I tried out a few helicopter-type shots like this but in the end decided to go with realistic camera angles. I find that whenever you're putting together shots like this you always get a more believable end result it you try and put the camera somewhere it could actually be if you were using real kit and the shot was full-size. You'll see that most of the external lunar-landscape shots in Moon are done from realistic cameras and are usually from the equivalent of head-height or perhaps up on a gib arm. There are a couple of exceptions to this but mostly we had the camera right down on the table which made keeping the foreground crispy sharp in-focus really tricky. You have to be careful when you're doing work like this as positioning the camera is a huge responsibility. These animatics became the shooting template for everything that involved the DMP work (Digital matte painting), lunar exteriors, all vehicle shots, rover interiors and anything with a suited-up astronaut in it.

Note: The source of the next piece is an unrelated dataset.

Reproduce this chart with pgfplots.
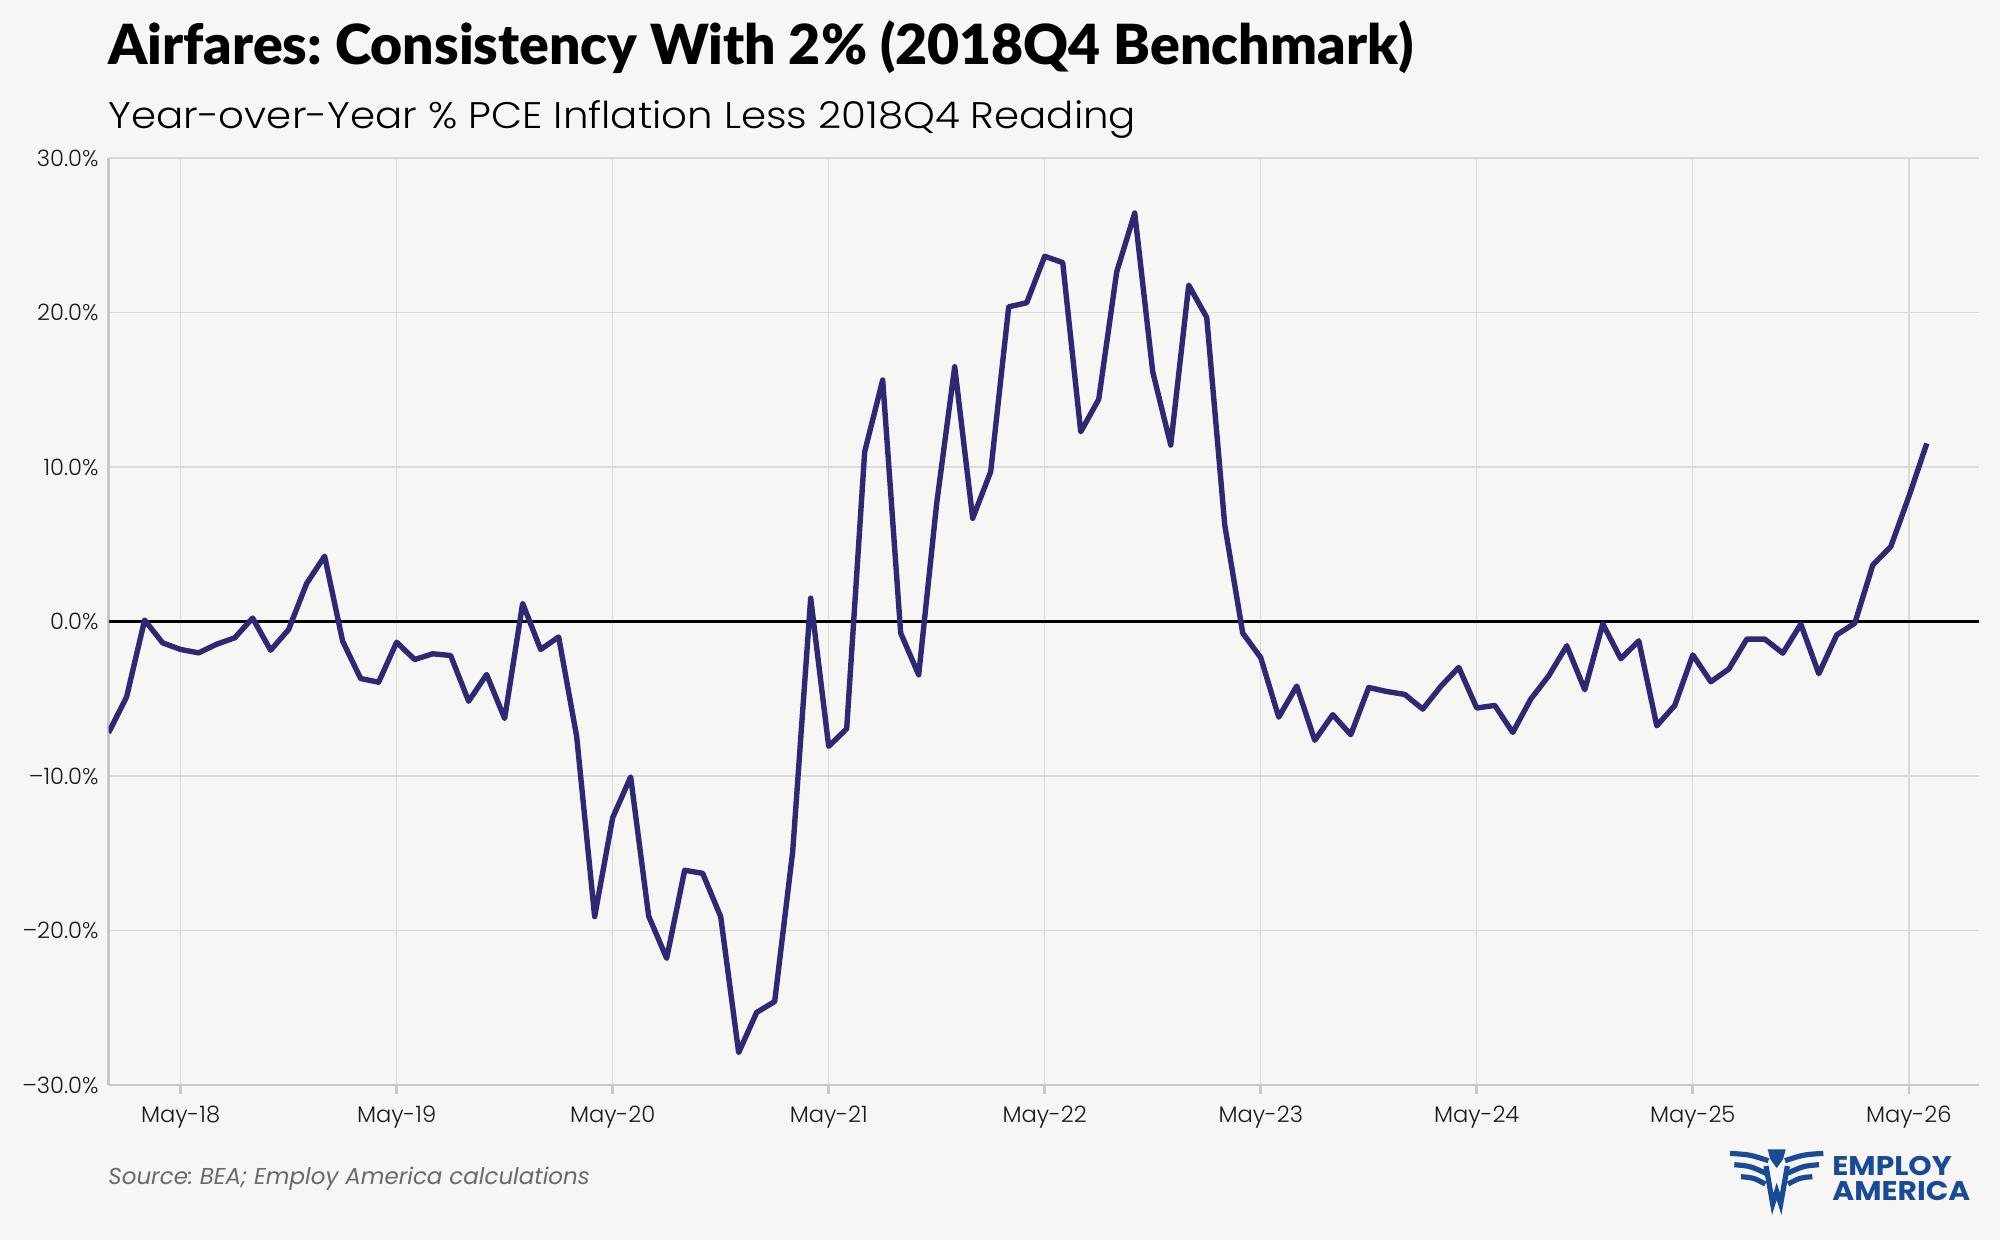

Altogether that added up to around 22 minutes of the original shooting script. I remember some of these late night being really cozy as I was working away in my bedroom and everybody else was asleep. It was winter as we were doing this and it was really cold outside. I was tucked up all nice and warm making my little space-film on my computer smashing my little moon vehicles into each other like a little kid. I remember when I was four I had to write a letter to Santa at school asking what I wanted for Christmas. I asked for a spaceship and a robot. I remember my excellent Dad got me Luke’s X-Wing from the original Star Wars toy line and C3PO and R2D2 figures.